A este lado del río, tampoco ha habido cambios, porque nadie ha dicho: "De repente, nos hemos acordado de lo que le respondió Tiresias a Edipo (en la versión de Pasolini): `El precipicio que buscas está en ti'. Deberemos pensar, todos los que estamos en la cultura vasca, qué culpa tenemos en este desastre. Y la mayor reflexión deberemos hacerla en el mismo Egunkaria, y analizar si nuestra actuación política ha sido o no la correcta y qué consecuencias ha tenido. En el presente, no en el futuro".
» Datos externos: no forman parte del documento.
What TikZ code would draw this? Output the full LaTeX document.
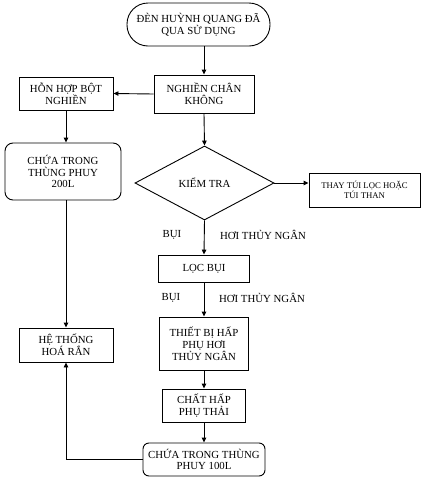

En la televisión y fuera de ella, las declaraciones sobre lo acontecido se suceden. Unos dicen, con reflejos heroicos: "No pasarán". Y otros: "Hemos perdido muchas batallas, pero todavía estamos aquí". Miren Azkarate, firme, pidió que no se mezclara la lengua vasca y el extremismo político y hay que felicitarla por sacar a la luz la situación de Pello Zubiria. También oí las palabras de Mariano Ferrer: es verdad, tal y como dijo él, que Txema Auzmendi es una persona ejemplar y que su detención resulta muy dolorosa para todos los que lo conocemos.
Pero, en ese barullo, la imagen de Joan Mari Torrealdai supera a todas. Por lo menos en mi memoria. Ese hombre con la cabeza tapada, inclinado, entre policías. Creo que tiene un significado especial. Puede que signifique el fin de un tiempo, de una época, de una era.